Saleh was obviously the 49ers’ defensive coordinator and playcaller in 2020, so we’ll mostly focus on the defensive side of the ball. However, he also brought 49ers passing game coordinator Mike LaFleur and offensive line coach John Benton with him to the Jets. LaFleur will be the offensive coordinator in 2020 and his system is expected to be similar to that of the 49ers. We’ll therefore also touch on some of the offensive aspects of the gameplans against these teams.
The 49ers met New England in week seven last year. At the time, New England were 2-3 and the 49ers were 3-3. However, San Francisco was reeling from a series of injuries over the past few games.
On defense, they were without starters Nick Bosa, Kwon Alexander, Dee Ford, Solomon Thomas, Richard Sherman, Jimmie Ward and Jaquiski Tartt (and the first four of those were done for the year). Nevertheless, Saleh operated a gameplan that was focused on keeping Cam Newton in the pocket and forcing him into reactionary decisions.
The base defense operated with a wide four-man front, with both edges making a concerted effort to get upfield rather than stunting or making an inside move that might enable Newton to vacate the pocket. This kept him contained and freed up a seventh defender to drop into coverage. Fred Warner capitalized on a bad read to make this crucial shoestring interception in such a situation.
On passing downs, the 49ers typically brought six or seven players up to the line of scrimmage so you didn’t know who was coming and who was going to drop. This enabled them to get off the field on third downs with New England going 1-for-6 on the day. New England was ultimately held to less than 150 passing yards with four interceptions.
On this play, the 49ers line up with three down linemen and two linebackers standing up on the edge, including defensive end Kerry Hyder. They drop both edge defenders into coverage here and send an inside linebacker on a blitz, forcing Newton into a quick decision and leading to a completion short of the marker.
The 49ers didn’t blitz much - although they actually ramped things up after Newton was benched for Jarrett Stidham - and when they did send a linebacker, they often dropped a lineman into coverage. However did send an extra linebacker for this key third quarter sack though, breaking a tendency by sending their edge defender on an inside rush so that the linebacker could blitz from the slot with the right tackle late to react.
Despite only having four men upfront, the interior defenders did a good enough job of occupying blocks that linebackers were able to rally to the ball against the run, an area where the 2021 Jets should also be strong.
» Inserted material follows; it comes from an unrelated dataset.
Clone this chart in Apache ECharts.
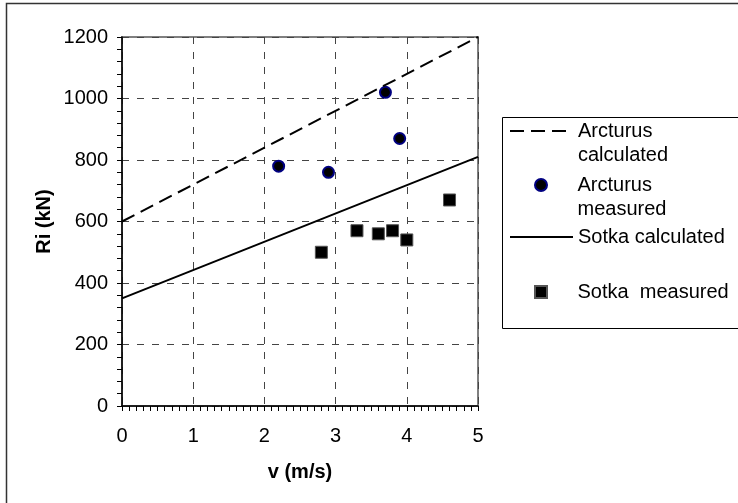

However, New England still had some good success, rushing for 94 yards at over four per carry.
On offense, the 49ers operated a conservative gameplan, with one of the keys being Deebo Samuel, who kept the chains moving on a series of toss plays, reverses and motions out to the flat. This perhaps underlines the need for the Jets to add that kind of versatile talent.
Rookie Brandon Aiyuk posted a hundred-yard game for the 49ers, finding some good space over the middle thanks to effective play action and well-spaced route combinations. He also caught a deep pass on a rare downfield shot on 3rd-and-4 in the third quarter.
San Francisco also leaned heavily on their fullback, Kyle Juszczyk, in the running game. This might be another area where the Jets look to upgrade, perhaps by targeting Juszczyk himself. He also scored a touchdown on a fullback dive as Samuel ran a fake jet sweep motion.
At running back, the 49ers were without Raheem Mostert, Jerick McKinnon and Tevin Coleman, but fourth stringer Jeff Wilson stepped in and ran for 112 yards and three scores, before then getting injured himself. Then, rookie JaMycal Hasty came in and racked up 57 yards himself.
What this tells us is that the running game could be successful with almost anyone back there and perhaps suggests it would be foolish for the Jets to expend too many assets on the position during the offseason.
So...did it work? Unquestionably, yes. San Francisco wound up taking a 23-3 lead before halftime and ultimately won in convincing fashion, 33-6. Jets fans will certainly hope Saleh can dial up more successful gameplans like this one against New England in the seasons to come.